Many companies are finding that BYOD in general is a smart idea, one that offers a variety of useful features like improved flexibility and better ability to respond to issues outside of the office and outside of normal office hours. But with those useful traits comes a clear need for better security—a network that allows for remote access may well find unauthorized access in play as well—and that’s spurred companies to bite the bullet, so to speak, and trick out the security properly. As new technologies come online to improve security further and get integrated into current security structures, that only serves to further augment the security profile and make current, already strong security even better.

Improved location tools, the ability to engage in remote wiping, the ability to switch between business and personal profiles all add up to make a powerful combination that speaks strongly in favor of security on the BYOD concept. Not only is the network strengthened by the augmentations, the individual devices that comprise the network also get stronger against things like loss and theft, and such an approach provides multi-level security against incursions, making the whole process stronger as a result.

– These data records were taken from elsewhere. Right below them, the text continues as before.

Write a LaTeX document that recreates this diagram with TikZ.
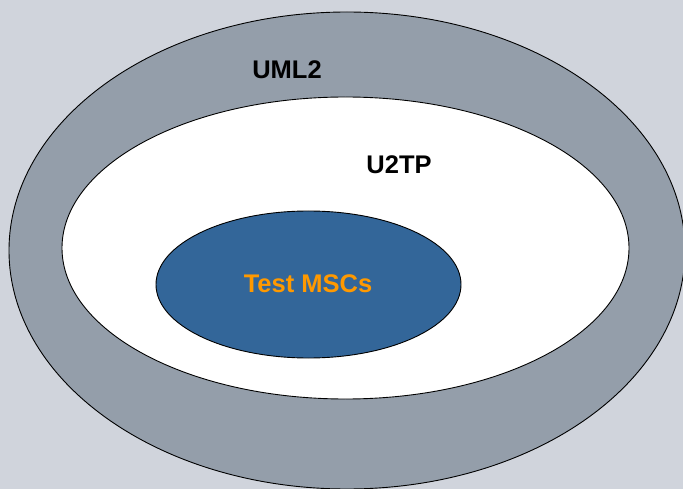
\documentclass[tikz,border=0pt]{standalone}
\usepackage{fontspec}
\setmainfont{Liberation Sans}
\usetikzlibrary{shapes.geometric}
\definecolor{bgcol}{RGB}{208,212,220}
\definecolor{outercol}{RGB}{148,158,170}
\definecolor{bluecol}{RGB}{51,102,153}
\definecolor{orangecol}{RGB}{255,153,0}
\tikzset{
  ring/.style={ellipse, draw=black, line width=0.9pt, inner sep=0pt},
  lbl/.style={anchor=base, inner sep=0pt, font=\fontsize{25.5}{30}\selectfont\bfseries}
}
\begin{document}
\begin{tikzpicture}[x=1pt,y=-1pt]
\useasboundingbox (0,0) rectangle (683,489);
\fill[bgcol] (0,0) rectangle (683,489);
\clip (0,0) rectangle (683,489);
\node[ring, fill=outercol, minimum width=676pt, minimum height=477pt] (uml2) at (347,250.5) {};
\node[ring, fill=white, minimum width=567pt, minimum height=302pt] (u2tp) at (345.5,248) {};
\node[ring, fill=bluecol, minimum width=305pt, minimum height=147pt] (msc) at (308.5,284.5) {};
\node[lbl, text=black] (uml2l) at (287,78.5) {UML2};
\node[lbl, text=black] (u2tpl) at (399,173.5) {U2TP};
\node[lbl, text=orangecol] (mscl) at (308,293) {Test MSCs};
\end{tikzpicture}
\end{document}
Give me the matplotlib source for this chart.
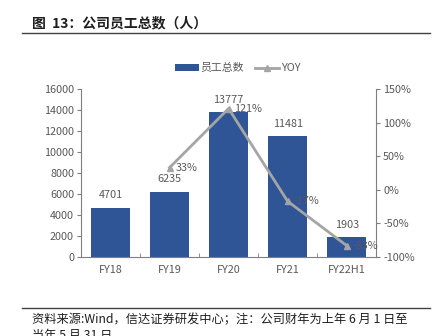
import matplotlib
matplotlib.use("Agg")
import matplotlib.pyplot as plt
import numpy as np

plt.rcParams['font.family'] = ['Noto Sans CJK SC', 'DejaVu Sans']

categories = ["FY18", "FY19", "FY20", "FY21", "FY22H1"]
employees = [4701, 6235, 13777, 11481, 1903]
yoy = [None, 33, 121, -17, -83]
yoy_labels = ["", "33%", "121%", "-17%", "-83%"]
left_ticks = [0, 2000, 4000, 6000, 8000, 10000, 12000, 14000, 16000]
right_ticks = [-100, -50, 0, 50, 100, 150]

bar_color = "#2F5597"
line_color = "#A5A5A5"
txt_color = "#595959"

fig = plt.figure(figsize=(4.4, 3.36), dpi=100)
ax = fig.add_axes([0.184, 0.235, 0.671, 0.50])
x = np.arange(len(categories))
bars = ax.bar(x, employees, width=0.65, color=bar_color, label="员工总数", zorder=2)
ax.set_xlim(-0.5, len(categories) - 0.5)
ax.set_ylim(0, 16000)
ax.set_yticks(left_ticks)
ax.set_yticklabels([str(t) for t in left_ticks], fontsize=7.8, color=txt_color)
ax.set_xticks(x)
ax.set_xticklabels(categories, fontsize=7.8, color=txt_color)
ax.tick_params(axis='x', length=0, pad=6)
ax.set_xticks(np.arange(len(categories) - 1) + 0.5, minor=True)
ax.tick_params(axis='x', which='minor', direction='in', length=3, color='#7f7f7f')
ax.tick_params(axis='y', length=3, color='#7f7f7f', pad=2)
for s in ['top', 'right']:
    ax.spines[s].set_visible(False)
for s in ['left', 'bottom']:
    ax.spines[s].set_color('#7f7f7f')
    ax.spines[s].set_linewidth(0.8)
for xi, v in zip(x, employees):
    ax.text(xi, v + 700, str(v), ha='center', va='bottom', fontsize=7.8, color=txt_color)

ax2 = ax.twinx()
xs = [xi for xi, v in zip(x, yoy) if v is not None]
ys = [v for v in yoy if v is not None]
ax2.plot(xs, ys, color=line_color, lw=2, marker='^', markersize=4, label="YOY", zorder=3)
ax2.set_ylim(-100, 150)
ax2.set_yticks(right_ticks)
ax2.set_yticklabels([f"{t}%" for t in right_ticks], fontsize=7.8, color=txt_color)
ax2.tick_params(axis='y', length=3, color='#7f7f7f', pad=2)
for s in ['top', 'left', 'bottom']:
    ax2.spines[s].set_visible(False)
ax2.spines['right'].set_color('#7f7f7f')
ax2.spines['right'].set_linewidth(0.8)
for xi, v, lab in zip(x, yoy, yoy_labels):
    if v is not None:
        ax2.text(xi + 0.1, v, lab, ha='left', va='center', fontsize=7.8, color=txt_color)

h1, l1 = ax.get_legend_handles_labels()
h2, l2 = ax2.get_legend_handles_labels()
fig.legend(h1 + h2, l1 + l2, loc='center', bbox_to_anchor=(0.54, 0.797), ncol=2,
           frameon=False, fontsize=7.8, labelcolor=txt_color, handlelength=2.2,
           handleheight=0.6, columnspacing=1.0, handletextpad=0.2)

fig.text(0.073, 0.929, "图  13：公司员工总数（人）", fontsize=10, fontweight='bold',
         color='#1f1f1f', va='center', ha='left')
fig.add_artist(plt.Line2D([0.05, 0.977], [0.902, 0.902], color='#404040', lw=1.0))
fig.add_artist(plt.Line2D([0.05, 0.977], [0.083, 0.083], color='#404040', lw=1.0))
fig.text(0.073, 0.047, "资料来源:Wind，信达证券研发中心；注：公司财年为上年 6 月 1 日至",
         fontsize=8.8, style='italic', color='#1f1f1f', va='center', ha='left')
fig.text(0.073, 0.003, "当年 5 月 31 日", fontsize=8.8, style='italic', color='#1f1f1f',
         va='center', ha='left')

fig.savefig("out.png", dpi=100)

It’s easy to see van Zadelhoff’s point here. BYOD is proving to be a hard proposition to turn down, especially for businesses eager to be more agile and ready to take on problems regardless of when they happen, or where. With that added capability comes a greater responsibility in terms of security, one that companies are clearly rushing to meet. So with that, it may well be that, thanks to all the added focus on mobile security, mobile devices and BYOD may actually be more secure than more standard computing methods. It’s certainly not out of line to suggest that, and even if BYOD becomes only slightly less secure than the standard alternative, it will still prove well worth considering on several fronts.